:: DATA LINES ::
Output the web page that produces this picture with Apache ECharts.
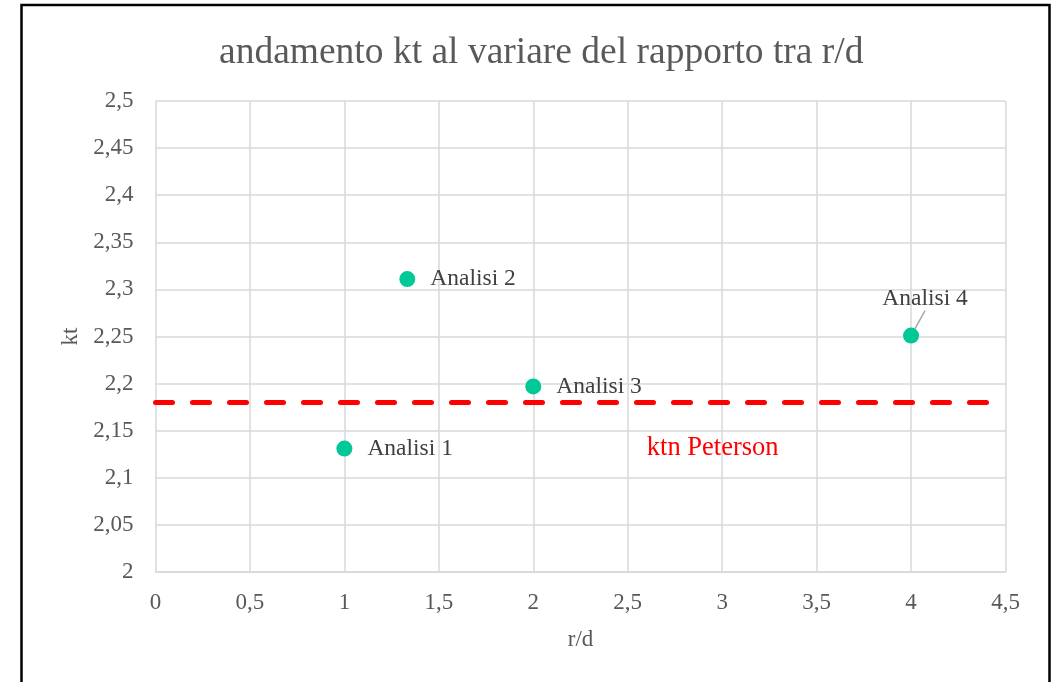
<!DOCTYPE html>
<html>
<head>
<meta charset="utf-8">
<script src="https://cdn.jsdelivr.net/npm/echarts@6/dist/echarts.min.js"></script>
<style>
  html, body { margin: 0; padding: 0; background: #ffffff; }
  #chart { width: 1056px; height: 682px; }
</style>
</head>
<body>
<div id="chart"></div>
<script>
// Analysis points: r/d ratio against measured kt
const analysisNames = ['Analisi 1', 'Analisi 2', 'Analisi 3', 'Analisi 4'];
const rdValues = [1, 1.333, 2, 4];
const ktValues = [2.131, 2.311, 2.197, 2.251];

// Peterson reference value (horizontal line) and where its caption sits
const petersonName = 'ktn Peterson';
const petersonKt = 2.18;
const petersonX = [0, 2.95, 4.5];
const petersonLabelIndex = 1;

const xTicks = { min: 0, max: 4.5, step: 0.5 };
const yTicks = { min: 2, max: 2.5, step: 0.05 };

const serif = '"Liberation Serif", "Times New Roman", serif';
const fmt = v => String(+v.toFixed(2)).replace('.', ',');

const scatterData = analysisNames.map((name, i) => {
  const item = { name: name, value: [rdValues[i], ktValues[i]] };
  if (i === 3) {
    item.label = { position: 'top', distance: 6 };
    item.labelLine = { show: true, lineStyle: { color: '#a6a6a6', width: 1.5 } };
  }
  return item;
});

const lineData = petersonX.map((x, i) => {
  const item = { value: [x, petersonKt] };
  if (i === petersonLabelIndex) {
    item.label = {
      show: true, position: 'bottom', distance: 32,
      formatter: petersonName, color: '#ff0000',
      fontFamily: serif, fontSize: 26.5
    };
  }
  return item;
});

const chart = echarts.init(document.getElementById('chart'), null, { renderer: 'canvas' });
chart.setOption({
  backgroundColor: '#ffffff',
  animation: false,
  graphic: [{
    type: 'rect',
    shape: { x: 21.5, y: 5, width: 1028, height: 700 },
    style: { fill: 'none', stroke: '#000000', lineWidth: 2.5 },
    silent: true
  }],
  title: {
    text: 'andamento kt al variare del rapporto tra r/d',
    left: 214,
    top: 29,
    textStyle: { fontFamily: serif, fontSize: 37.5, fontWeight: 'normal', color: '#595959' }
  },
  grid: { left: 155.5, top: 101, right: 50.5, bottom: 110, containLabel: false },
  xAxis: {
    type: 'value',
    min: xTicks.min, max: xTicks.max, interval: xTicks.step,
    name: 'r/d',
    nameLocation: 'middle',
    nameGap: 56,
    nameTextStyle: { fontFamily: serif, fontSize: 23, color: '#595959' },
    axisLine: { show: true, lineStyle: { color: '#d9d9d9', width: 1.5 } },
    axisTick: { show: false },
    axisLabel: { formatter: fmt, fontFamily: serif, fontSize: 23, color: '#595959', margin: 19 },
    splitLine: { show: true, lineStyle: { color: '#d9d9d9', width: 1.5 } }
  },
  yAxis: {
    type: 'value',
    min: yTicks.min, max: yTicks.max, interval: yTicks.step,
    name: 'kt',
    nameLocation: 'middle',
    nameGap: 73,
    nameRotate: 90,
    nameTextStyle: { fontFamily: serif, fontSize: 23, color: '#595959' },
    axisLine: { show: false },
    axisTick: { show: false },
    axisLabel: { formatter: fmt, fontFamily: serif, fontSize: 23, color: '#595959', margin: 22 },
    splitLine: { show: true, lineStyle: { color: '#d9d9d9', width: 1.5 } }
  },
  series: [
    {
      name: petersonName,
      type: 'line',
      data: lineData,
      symbol: 'circle',
      symbolSize: 0.1,
      showSymbol: true,
      itemStyle: { color: 'rgba(0,0,0,0)' },
      lineStyle: { color: '#ff0000', width: 5, type: [17, 20], cap: 'round' },
      z: 3
    },
    {
      name: 'Analisi',
      type: 'scatter',
      data: scatterData,
      symbol: 'circle',
      symbolSize: 16,
      itemStyle: { color: '#00c896', opacity: 1 },
      label: {
        show: true,
        position: 'right',
        distance: 15,
        formatter: '{b}',
        fontFamily: serif,
        fontSize: 23.5,
        color: '#404040'
      },
      labelLayout: function (p) {
        if (p.dataIndex === 3) return { dx: 14, dy: -11 };
        return {};
      },
      z: 4
    }
  ]
});
</script>
</body>
</html>
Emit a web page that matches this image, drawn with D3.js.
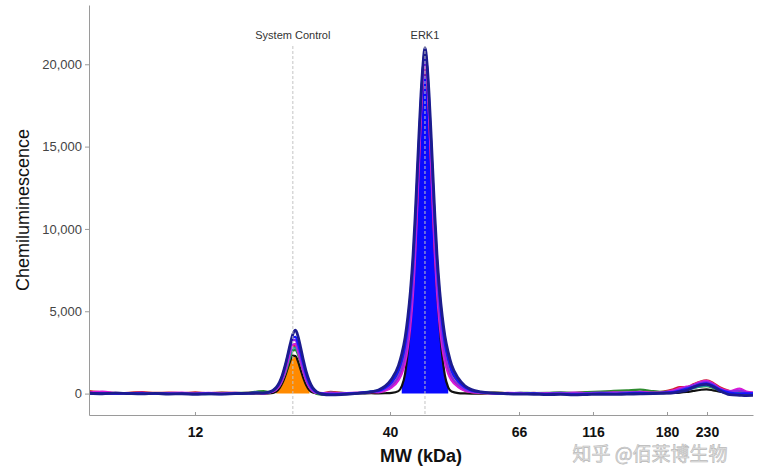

:: TASK DIRECTIONS ::
Without the pictures, output the full listing exactly as it stands.

:: OUTPUT FOR THIS TASK ::
Output the web page that produces this picture with Apache ECharts.
<!DOCTYPE html>
<html>
<head>
<meta charset="utf-8">
<script src="https://cdn.jsdelivr.net/npm/echarts@6/dist/echarts.min.js"></script>
<style>
  html, body { margin: 0; padding: 0; background: #ffffff; }
  #chart { width: 1056px; height: 682px; }
</style>
</head>
<body>
<div id="chart"></div>
<script>
// Analysis points: r/d ratio against measured kt
const analysisNames = ['Analisi 1', 'Analisi 2', 'Analisi 3', 'Analisi 4'];
const rdValues = [1, 1.333, 2, 4];
const ktValues = [2.131, 2.311, 2.197, 2.251];

// Peterson reference value (horizontal line) and where its caption sits
const petersonName = 'ktn Peterson';
const petersonKt = 2.18;
const petersonX = [0, 2.95, 4.5];
const petersonLabelIndex = 1;

const xTicks = { min: 0, max: 4.5, step: 0.5 };
const yTicks = { min: 2, max: 2.5, step: 0.05 };

const serif = '"Liberation Serif", "Times New Roman", serif';
const fmt = v => String(+v.toFixed(2)).replace('.', ',');

const scatterData = analysisNames.map((name, i) => {
  const item = { name: name, value: [rdValues[i], ktValues[i]] };
  if (i === 3) {
    item.label = { position: 'top', distance: 6 };
    item.labelLine = { show: true, lineStyle: { color: '#a6a6a6', width: 1.5 } };
  }
  return item;
});

const lineData = petersonX.map((x, i) => {
  const item = { value: [x, petersonKt] };
  if (i === petersonLabelIndex) {
    item.label = {
      show: true, position: 'bottom', distance: 32,
      formatter: petersonName, color: '#ff0000',
      fontFamily: serif, fontSize: 26.5
    };
  }
  return item;
});

const chart = echarts.init(document.getElementById('chart'), null, { renderer: 'canvas' });
chart.setOption({
  backgroundColor: '#ffffff',
  animation: false,
  graphic: [{
    type: 'rect',
    shape: { x: 21.5, y: 5, width: 1028, height: 700 },
    style: { fill: 'none', stroke: '#000000', lineWidth: 2.5 },
    silent: true
  }],
  title: {
    text: 'andamento kt al variare del rapporto tra r/d',
    left: 214,
    top: 29,
    textStyle: { fontFamily: serif, fontSize: 37.5, fontWeight: 'normal', color: '#595959' }
  },
  grid: { left: 155.5, top: 101, right: 50.5, bottom: 110, containLabel: false },
  xAxis: {
    type: 'value',
    min: xTicks.min, max: xTicks.max, interval: xTicks.step,
    name: 'r/d',
    nameLocation: 'middle',
    nameGap: 56,
    nameTextStyle: { fontFamily: serif, fontSize: 23, color: '#595959' },
    axisLine: { show: true, lineStyle: { color: '#d9d9d9', width: 1.5 } },
    axisTick: { show: false },
    axisLabel: { formatter: fmt, fontFamily: serif, fontSize: 23, color: '#595959', margin: 19 },
    splitLine: { show: true, lineStyle: { color: '#d9d9d9', width: 1.5 } }
  },
  yAxis: {
    type: 'value',
    min: yTicks.min, max: yTicks.max, interval: yTicks.step,
    name: 'kt',
    nameLocation: 'middle',
    nameGap: 73,
    nameRotate: 90,
    nameTextStyle: { fontFamily: serif, fontSize: 23, color: '#595959' },
    axisLine: { show: false },
    axisTick: { show: false },
    axisLabel: { formatter: fmt, fontFamily: serif, fontSize: 23, color: '#595959', margin: 22 },
    splitLine: { show: true, lineStyle: { color: '#d9d9d9', width: 1.5 } }
  },
  series: [
    {
      name: petersonName,
      type: 'line',
      data: lineData,
      symbol: 'circle',
      symbolSize: 0.1,
      showSymbol: true,
      itemStyle: { color: 'rgba(0,0,0,0)' },
      lineStyle: { color: '#ff0000', width: 5, type: [17, 20], cap: 'round' },
      z: 3
    },
    {
      name: 'Analisi',
      type: 'scatter',
      data: scatterData,
      symbol: 'circle',
      symbolSize: 16,
      itemStyle: { color: '#00c896', opacity: 1 },
      label: {
        show: true,
        position: 'right',
        distance: 15,
        formatter: '{b}',
        fontFamily: serif,
        fontSize: 23.5,
        color: '#404040'
      },
      labelLayout: function (p) {
        if (p.dataIndex === 3) return { dx: 14, dy: -11 };
        return {};
      },
      z: 4
    }
  ]
});
</script>
</body>
</html>
Emit a web page that matches this image, drawn with D3.js.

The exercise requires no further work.